Missy's jaw dropped, showing the pink lipstick that had smeared across her top two bleached-white teeth. Her eyes batted twice and, in doing so, unhinged the inside corner of the fake eyelash on her left eye. Dixie smiled, pointed discreetly to Missy's eye as if it were a secret only the two of them shared, and said, "You two probably need a few minutes. I'll come back."

Dixie walked off, and Rocco's eyes followed every seducing, shorts-hiking step. Missy, who had won his affection by playing the very same game, grabbed him by the dog collar and got a handful of carpet in the process. Mutt couldn't hear everything, but he did hear, "She'll never work here again." Rocco responded with a muffled and not so low "Uh-huh," but his eyes never left the waitress station where Dixie was rolling silverware. He unconsciously smiled when she looked his way and then licked the paper tab that fastened the napkin around the silverware.

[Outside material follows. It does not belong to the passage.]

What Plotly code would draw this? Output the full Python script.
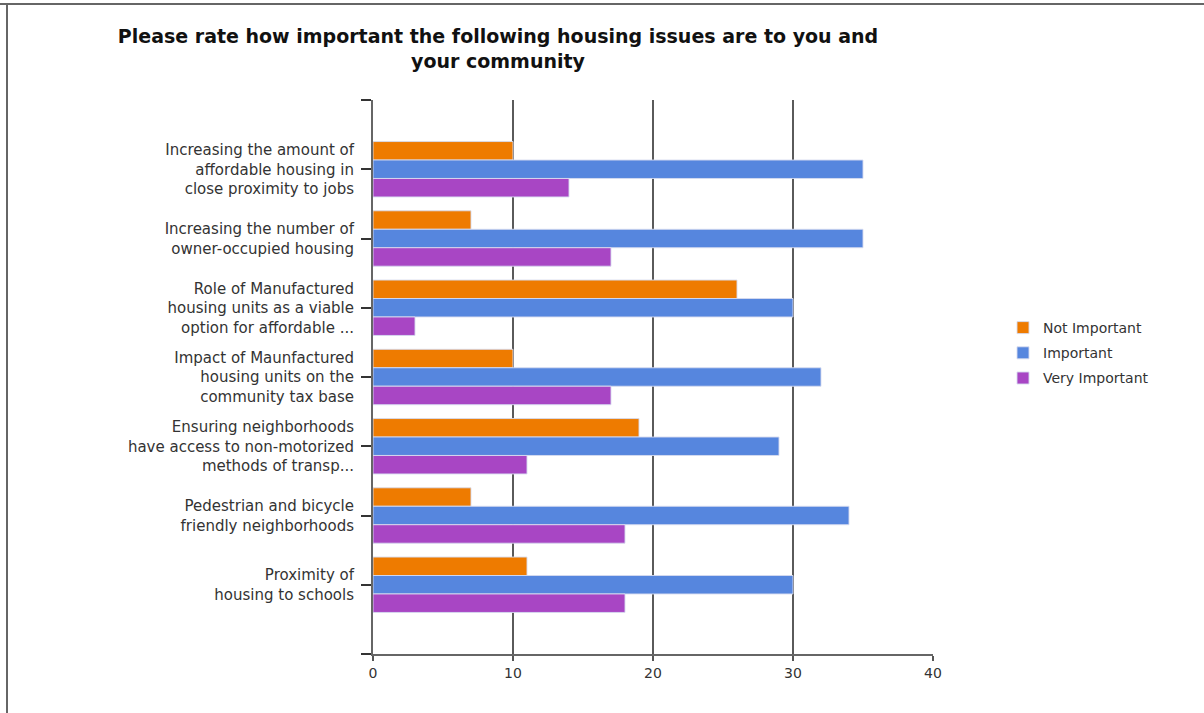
import plotly.graph_objects as go

categories = [
    "Increasing the amount of<br>affordable housing in<br>close proximity to jobs",
    "Increasing the number of<br>owner-occupied housing",
    "Role of Manufactured<br>housing units as a viable<br>option for affordable ...",
    "Impact of Maunfactured<br>housing units on the<br>community tax base",
    "Ensuring neighborhoods<br>have access to non-motorized<br>methods of transp...",
    "Pedestrian and bicycle<br>friendly neighborhoods",
    "Proximity of<br>housing to schools",
]
not_important = [10, 7, 26, 10, 19, 7, 11]
important = [35, 35, 30, 32, 29, 34, 30]
very_important = [14, 17, 3, 17, 11, 18, 18]
x_ticks = [0, 10, 20, 30, 40]

series = [
    ("Not Important", not_important, "#EE7B00"),
    ("Important", important, "#5686DE"),
    ("Very Important", very_important, "#A846C4"),
]

W, H = 1204, 713
L, R, T, B = 373, 933, 100, 654

pos = list(range(len(categories)))

fig = go.Figure()
for name, vals, col in series:
    fig.add_trace(go.Bar(
        y=pos, x=vals, name=name, orientation="h", legendgroup=name,
        marker=dict(color=col, line=dict(color="rgba(215,220,240,0.9)", width=1)),
    ))

font = "DejaVu Sans, Liberation Sans, Arial, sans-serif"

fig.update_layout(
    width=W, height=H,
    margin=dict(l=L, r=W - R, t=T, b=H - B, pad=0),
    paper_bgcolor="white", plot_bgcolor="white",
    barmode="group", bargap=0.2, bargroupgap=0,
    font=dict(family=font, size=15, color="#333333"),
    title=dict(
        text="<b>Please rate how important the following housing issues are to you and<br>your community</b>",
        x=498 / W, xref="container", xanchor="center",
        y=1 - 43 / H, yref="container", yanchor="top",
        font=dict(family=font, size=19, color="#111111"),
    ),
    legend=dict(
        x=(1003 - L) / (R - L), xanchor="left",
        y=(B - 353) / (B - T), yanchor="middle",
        font=dict(family=font, size=14, color="#333333"),
        traceorder="grouped", tracegroupgap=4,
        bgcolor="rgba(0,0,0,0)",
    ),
    xaxis=dict(
        range=[0, 40], tickvals=x_ticks, ticktext=[str(v) for v in x_ticks],
        showgrid=True, gridcolor="#5a5a5a", gridwidth=2,
        zeroline=False, showline=True, linecolor="#666666", linewidth=2,
        ticks="outside", ticklen=5, tickcolor="#555555", tickwidth=1.5,
        tickfont=dict(family=font, size=14, color="#333333"),
        fixedrange=True,
    ),
    yaxis=dict(
        range=[7, -1],
        tickvals=[-1] + pos + [7], ticktext=[""] + categories + [""],
        showgrid=False, zeroline=False,
        showline=True, linecolor="#666666", linewidth=2,
        ticks="outside", ticklen=10, tickcolor="#333333", tickwidth=1.5,
        ticklabelstandoff=4,
        tickfont=dict(family=font, size=15, color="#333333"),
        fixedrange=True,
    ),
)

# outer frame lines
px2x = lambda px: (px - L) / (R - L)
py2y = lambda py: (B - py) / (B - T)
fig.add_shape(type="line", xref="paper", yref="paper",
              x0=px2x(0), x1=px2x(W), y0=py2y(4), y1=py2y(4),
              line=dict(color="#666666", width=2))
fig.add_shape(type="line", xref="paper", yref="paper",
              x0=px2x(7), x1=px2x(7), y0=py2y(4), y1=py2y(H),
              line=dict(color="#666666", width=2))

fig.write_html("out.html")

While Missy chewed on her leash, Dixie returned and stood at the end of the table-this time a few inches closer to Rocco. Before Rocco had a chance to look up, Missy saw her chance, crunched up her face like a Boston terrier with a sinus infection, waved her hand over the porch toward the kitchen, and said, "You probably serve those nasty little grits, don't you?"

Without batting an eye, Dixie looked over each shoulder, leaned on the table, and whispered as if telling a wellkept secret, "It's really pretty simple. Years ago, somewhere down here, some corn farmer lost all his teeth and with them the ability to eat corn. So he just dried the corn, ground it into bits, boiled it into a soft, gummable mash, sprinkled it with salt and pepper, stirred in two tablespoons of butter, and called that `grits.' Minus butter, it's actually quite healthy. Now, truth is, there's nothing wrong with grits. They won't hurt you. And if you don't like them, that's fine with most Southerners. Just means more for us." She smiled and gently bumped Rocco in the shoulder with her hip. She wrinkled her nose, waved her hand across the table, and said, "But, honey, don't turn your nose up before you've had a plate. Most of us are eating sushi now and liking it, so anything's possible." Dixie looked out over the dock at the people fishing and said, "And I never thought I'd be eating bait." Dixie smiled at Rocco, dipped two fingers into his tea glass, pulled out a piece of ice, and stuck it in her mouth. She then tapped him on the end of the nose with the same wet finger.